As in the phalanx, holding up the shield is hard work and we are all called to serve: the parent who drives 45 minutes each morning to bring children to a great school is holding up the shield; the volunteers who read with the elementary students in the morning are holding up the shield; the board members who stay here until the wee hours figuring out how to balance the budget are holding up the shield; the teachers who devote three weeks in August to training, who are writing grammar books, learning to diagram, and meeting every week before and after school to talk about how to be better teachers are holding up the shield.

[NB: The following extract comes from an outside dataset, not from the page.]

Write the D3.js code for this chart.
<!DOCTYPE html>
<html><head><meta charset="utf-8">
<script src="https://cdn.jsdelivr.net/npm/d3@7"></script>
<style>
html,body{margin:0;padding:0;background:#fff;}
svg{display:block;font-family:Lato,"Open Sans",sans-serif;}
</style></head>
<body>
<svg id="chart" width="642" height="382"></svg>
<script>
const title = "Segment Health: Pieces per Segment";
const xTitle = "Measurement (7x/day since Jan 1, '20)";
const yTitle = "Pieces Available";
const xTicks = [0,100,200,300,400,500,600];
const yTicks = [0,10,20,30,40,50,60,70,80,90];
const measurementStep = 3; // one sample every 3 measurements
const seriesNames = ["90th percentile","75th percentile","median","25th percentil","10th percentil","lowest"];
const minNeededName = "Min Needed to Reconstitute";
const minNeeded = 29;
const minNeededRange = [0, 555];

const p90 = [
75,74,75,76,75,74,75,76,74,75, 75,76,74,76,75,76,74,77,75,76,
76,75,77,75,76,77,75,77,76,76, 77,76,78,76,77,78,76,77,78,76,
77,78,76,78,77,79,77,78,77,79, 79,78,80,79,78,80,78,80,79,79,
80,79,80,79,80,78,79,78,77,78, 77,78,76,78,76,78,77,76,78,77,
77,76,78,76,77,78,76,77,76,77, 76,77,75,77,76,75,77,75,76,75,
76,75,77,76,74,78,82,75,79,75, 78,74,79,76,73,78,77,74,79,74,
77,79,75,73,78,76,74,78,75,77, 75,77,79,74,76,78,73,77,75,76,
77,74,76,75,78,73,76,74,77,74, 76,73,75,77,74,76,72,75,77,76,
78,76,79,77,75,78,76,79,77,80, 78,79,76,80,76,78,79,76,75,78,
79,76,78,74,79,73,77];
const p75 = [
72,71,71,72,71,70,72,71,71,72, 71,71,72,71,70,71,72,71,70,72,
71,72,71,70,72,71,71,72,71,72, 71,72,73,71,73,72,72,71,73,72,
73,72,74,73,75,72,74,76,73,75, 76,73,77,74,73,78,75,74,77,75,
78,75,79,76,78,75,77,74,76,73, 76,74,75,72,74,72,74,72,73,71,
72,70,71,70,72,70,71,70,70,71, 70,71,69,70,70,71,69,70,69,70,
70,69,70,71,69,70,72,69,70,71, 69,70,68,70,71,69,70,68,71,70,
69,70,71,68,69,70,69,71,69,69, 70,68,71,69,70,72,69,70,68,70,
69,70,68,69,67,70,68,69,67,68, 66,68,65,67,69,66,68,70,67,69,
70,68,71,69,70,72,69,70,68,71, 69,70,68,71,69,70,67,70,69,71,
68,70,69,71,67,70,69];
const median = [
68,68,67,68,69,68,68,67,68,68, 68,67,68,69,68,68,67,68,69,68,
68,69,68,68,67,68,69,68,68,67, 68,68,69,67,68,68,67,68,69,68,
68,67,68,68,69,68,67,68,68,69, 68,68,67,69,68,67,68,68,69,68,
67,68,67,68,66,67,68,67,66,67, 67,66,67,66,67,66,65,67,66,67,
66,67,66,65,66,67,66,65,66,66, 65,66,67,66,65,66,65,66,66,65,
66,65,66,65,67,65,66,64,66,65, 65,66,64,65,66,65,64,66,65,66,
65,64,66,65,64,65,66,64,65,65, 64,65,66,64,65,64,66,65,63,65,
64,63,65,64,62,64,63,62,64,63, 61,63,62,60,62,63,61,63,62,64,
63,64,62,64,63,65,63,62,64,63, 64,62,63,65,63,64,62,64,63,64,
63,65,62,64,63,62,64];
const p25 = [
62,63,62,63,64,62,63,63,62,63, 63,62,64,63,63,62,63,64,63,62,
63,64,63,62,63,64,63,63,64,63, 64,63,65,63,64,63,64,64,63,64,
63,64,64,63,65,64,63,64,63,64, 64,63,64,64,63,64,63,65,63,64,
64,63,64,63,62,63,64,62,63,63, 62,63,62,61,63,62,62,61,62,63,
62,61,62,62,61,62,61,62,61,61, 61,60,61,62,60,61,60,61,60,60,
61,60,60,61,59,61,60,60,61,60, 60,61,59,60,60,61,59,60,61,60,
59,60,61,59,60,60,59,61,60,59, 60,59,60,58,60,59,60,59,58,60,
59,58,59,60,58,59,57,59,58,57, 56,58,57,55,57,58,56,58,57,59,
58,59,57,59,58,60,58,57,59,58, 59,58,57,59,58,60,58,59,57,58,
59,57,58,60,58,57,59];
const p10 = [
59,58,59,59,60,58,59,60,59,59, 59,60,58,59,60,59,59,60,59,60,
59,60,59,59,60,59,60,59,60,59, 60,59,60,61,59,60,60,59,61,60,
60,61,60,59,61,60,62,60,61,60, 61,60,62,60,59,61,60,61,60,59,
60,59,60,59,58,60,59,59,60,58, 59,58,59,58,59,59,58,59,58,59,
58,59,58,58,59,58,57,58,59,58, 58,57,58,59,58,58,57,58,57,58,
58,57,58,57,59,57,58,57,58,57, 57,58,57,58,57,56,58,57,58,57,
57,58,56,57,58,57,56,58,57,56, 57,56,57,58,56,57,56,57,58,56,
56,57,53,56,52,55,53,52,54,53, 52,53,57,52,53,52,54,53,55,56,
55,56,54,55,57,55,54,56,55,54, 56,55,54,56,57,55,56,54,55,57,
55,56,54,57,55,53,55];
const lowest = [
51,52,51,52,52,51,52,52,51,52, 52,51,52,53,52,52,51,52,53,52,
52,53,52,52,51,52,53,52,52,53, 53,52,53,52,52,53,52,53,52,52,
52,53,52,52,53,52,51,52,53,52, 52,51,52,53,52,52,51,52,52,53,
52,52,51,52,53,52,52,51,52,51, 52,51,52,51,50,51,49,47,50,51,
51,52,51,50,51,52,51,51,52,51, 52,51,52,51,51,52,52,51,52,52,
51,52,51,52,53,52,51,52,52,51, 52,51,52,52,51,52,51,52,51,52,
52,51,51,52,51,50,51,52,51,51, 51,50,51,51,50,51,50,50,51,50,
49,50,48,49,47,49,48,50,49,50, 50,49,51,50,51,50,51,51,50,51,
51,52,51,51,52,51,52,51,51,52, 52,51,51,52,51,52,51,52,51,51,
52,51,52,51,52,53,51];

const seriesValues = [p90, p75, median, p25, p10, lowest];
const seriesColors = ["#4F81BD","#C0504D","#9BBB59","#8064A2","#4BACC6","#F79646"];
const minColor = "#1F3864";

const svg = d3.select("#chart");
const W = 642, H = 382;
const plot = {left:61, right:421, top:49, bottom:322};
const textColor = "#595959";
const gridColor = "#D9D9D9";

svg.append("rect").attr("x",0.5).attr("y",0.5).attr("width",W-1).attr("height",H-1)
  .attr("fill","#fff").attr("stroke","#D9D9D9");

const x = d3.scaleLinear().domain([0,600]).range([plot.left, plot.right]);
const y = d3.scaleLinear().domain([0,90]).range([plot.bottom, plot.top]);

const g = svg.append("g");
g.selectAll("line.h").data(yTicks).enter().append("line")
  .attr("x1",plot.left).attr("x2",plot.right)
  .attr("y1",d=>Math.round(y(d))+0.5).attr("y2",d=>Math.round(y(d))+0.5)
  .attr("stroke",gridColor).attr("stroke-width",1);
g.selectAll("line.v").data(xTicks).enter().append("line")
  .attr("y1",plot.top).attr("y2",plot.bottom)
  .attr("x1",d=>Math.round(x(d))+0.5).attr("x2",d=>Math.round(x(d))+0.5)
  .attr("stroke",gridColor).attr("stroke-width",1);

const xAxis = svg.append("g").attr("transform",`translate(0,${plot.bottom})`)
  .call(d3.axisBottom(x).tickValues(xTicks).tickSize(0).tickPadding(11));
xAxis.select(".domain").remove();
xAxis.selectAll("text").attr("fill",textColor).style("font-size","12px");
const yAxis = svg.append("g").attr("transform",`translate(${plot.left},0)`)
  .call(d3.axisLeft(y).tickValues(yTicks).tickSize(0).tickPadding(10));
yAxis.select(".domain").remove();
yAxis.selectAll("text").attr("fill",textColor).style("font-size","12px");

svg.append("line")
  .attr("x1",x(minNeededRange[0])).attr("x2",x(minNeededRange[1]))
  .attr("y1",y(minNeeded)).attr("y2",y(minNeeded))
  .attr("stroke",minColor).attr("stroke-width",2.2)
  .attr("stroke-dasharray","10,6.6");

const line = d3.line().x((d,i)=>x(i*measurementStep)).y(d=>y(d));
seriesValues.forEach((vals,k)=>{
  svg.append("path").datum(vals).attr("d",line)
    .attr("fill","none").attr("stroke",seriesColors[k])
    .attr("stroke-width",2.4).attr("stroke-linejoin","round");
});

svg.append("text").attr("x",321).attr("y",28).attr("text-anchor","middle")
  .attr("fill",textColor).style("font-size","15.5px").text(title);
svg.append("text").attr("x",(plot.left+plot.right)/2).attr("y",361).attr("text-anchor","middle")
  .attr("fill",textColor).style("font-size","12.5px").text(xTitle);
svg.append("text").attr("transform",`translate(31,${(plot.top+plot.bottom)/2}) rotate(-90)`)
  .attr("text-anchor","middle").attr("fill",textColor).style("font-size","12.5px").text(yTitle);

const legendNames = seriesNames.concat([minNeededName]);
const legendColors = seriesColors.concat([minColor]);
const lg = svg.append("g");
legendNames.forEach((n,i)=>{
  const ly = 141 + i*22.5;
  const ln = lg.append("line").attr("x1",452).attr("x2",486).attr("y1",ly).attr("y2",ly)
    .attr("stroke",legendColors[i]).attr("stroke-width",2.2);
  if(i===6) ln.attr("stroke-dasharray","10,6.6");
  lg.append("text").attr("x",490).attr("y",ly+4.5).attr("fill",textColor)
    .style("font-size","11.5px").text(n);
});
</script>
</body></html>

To merit the title of hoplites demands much of our students too. Plutarch describes the original hoplite education among the Spartans as so demanding that "for them, uniquely among mankind, war represented a respite from their military training."  For the Spartans, going to war was actually easier than their daily routine! I would assert that our students deserve to be called hoplites: the daily routine of training in our school is so rigorous, that, for Ridgeview students, the state-mandated CSAP testing actually represents a rest from their normal work load!
It matters that we are hoplites, not Spartans, not Trojans. The specificity of the word "hoplite" is important: it reflects our admiration for the Classical Greek era and the men who fought in the battles of Marathon and Thermopylae. Those battles were crucial moments that defined the course of history and preserved Western Civilization so that the Greeks could develop ideas like democracy and Socratic philosophy, the discipline of history and the arts of drama, sculpture, literature, and architecture. Behind that unfamiliar moniker for what's really just a tough, proud Greek warrior is our passion for academic rigor. It confirms our inquisitive attitude that finds dignity in knowing about the details of our cultural heritage. But finally, the beauty of having the hoplite as our mascot is that nobody knows what it means and that invites conversation, giving all of us the opportunity to inform, educate, and to proudly hold up the shield as we talk about what Ridgeview is.
________________ Plutarch, Life of Lycurgus, chapter 22.